The next wave of emotion emerged on the streets of Tel Aviv and in the posts of pundits around the world. And as with the “kill them all response,” this emotion filled me up as well. This was and is the “blame Bibi” response. This is the response that screams about a Prime Minister who could have done so much more to bring the hostages home. As much as I believe that to be true, that claim also suggests that even if he or we had done the “so much more,” it would have worked. It imagines that all the right moves, as some of us understand them, could guarantee the right outcome. As if we are the only actors in this dreadful story. We are not. Would that we were.

This brings us to the funeral and the same word used by President Herzog, and both Jon and Rachel, in their eulogies this morning: S’licha, we are sorry, forgive us. Each asked Hersh’s forgiveness for failing to protect him and those who were murdered with him, forgiveness for the suffering each hostage endured, forgiveness for failing to bring them home alive. And yet again, the speaker’s words resonated deeply with me. I too am sorry, and I too wonder what else I could have done — not out of any sense of self-importance, but out of the covenantal connection I feel when a member of my extended family falls prey to evil.
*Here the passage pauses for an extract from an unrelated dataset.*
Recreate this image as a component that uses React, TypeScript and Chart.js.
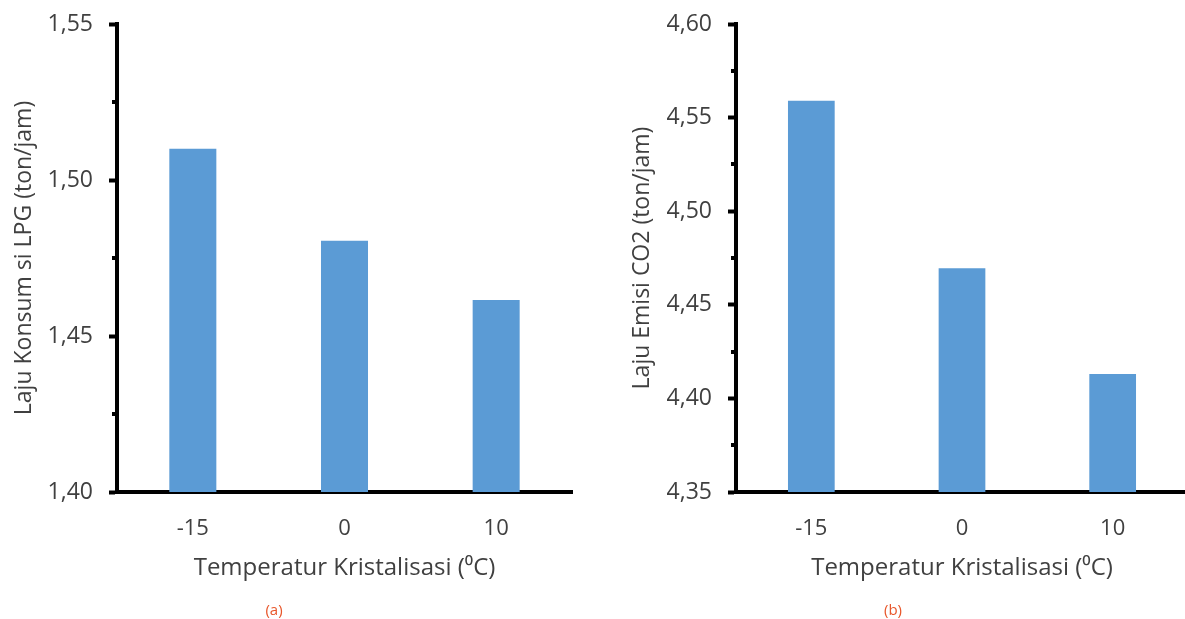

As I reflect on all three of these responses, as I identify with each of them in one way or another, I also begin to see how they are deeply connected, even if most who subscribe to any one of them might not see it that way. Each response is a grasping for power, for control, for the capacity to shape the end of the story to whatever conclusion we wish to see. I/we imagine that there is a way to kill the problem away, as if it would not crop up again and again. We imagine there is a deal that could be made which would not have other costs we cannot even imagine. And we apologize, affirming, if only surreptitiously, the idea that there was something we could have done that would have assured a different outcome. If only it were that simple. It is not, not ever, when the stakes are this high — and that is when the pain really hits.

We are more vulnerable than we care to admit. We just don’t have nearly as much power, control, or capacity as we wish for — certainly not in this case. That does not mean we shouldn’t always use whatever capacities and influence we have. We can and we must. In fact, it is standing at the intersection of the painful humility we feel in realizing our lack of control and the profound possibility we discover in mobilizing whatever capacities we possess that new and better responses can emerge. At least, that is my prayer because, after all, that analysis may also be just another attempt to claim greater control. It may be, but I don’t think so.

To stand at that intersection of painful humility and profound possibility is to let our hearts break —not simply to break or break down, but to break open, and to feel what we have not previously felt, think what we have not previously thought, and imagine what we have not previously imagined. It is to realize that none of us can do business as usual on the other side of days like today — not the “kill them all” people, not the protesters against Bibi, and not even the apologizers.

Perhaps we can stand together, proclaiming not only what we (think we) know but also admitting that there is much we do not. Inviting ourselves to live into the awareness that today cannot simply be a spruced-up or intensified version of yesterday, if we really want tomorrow to be better than today.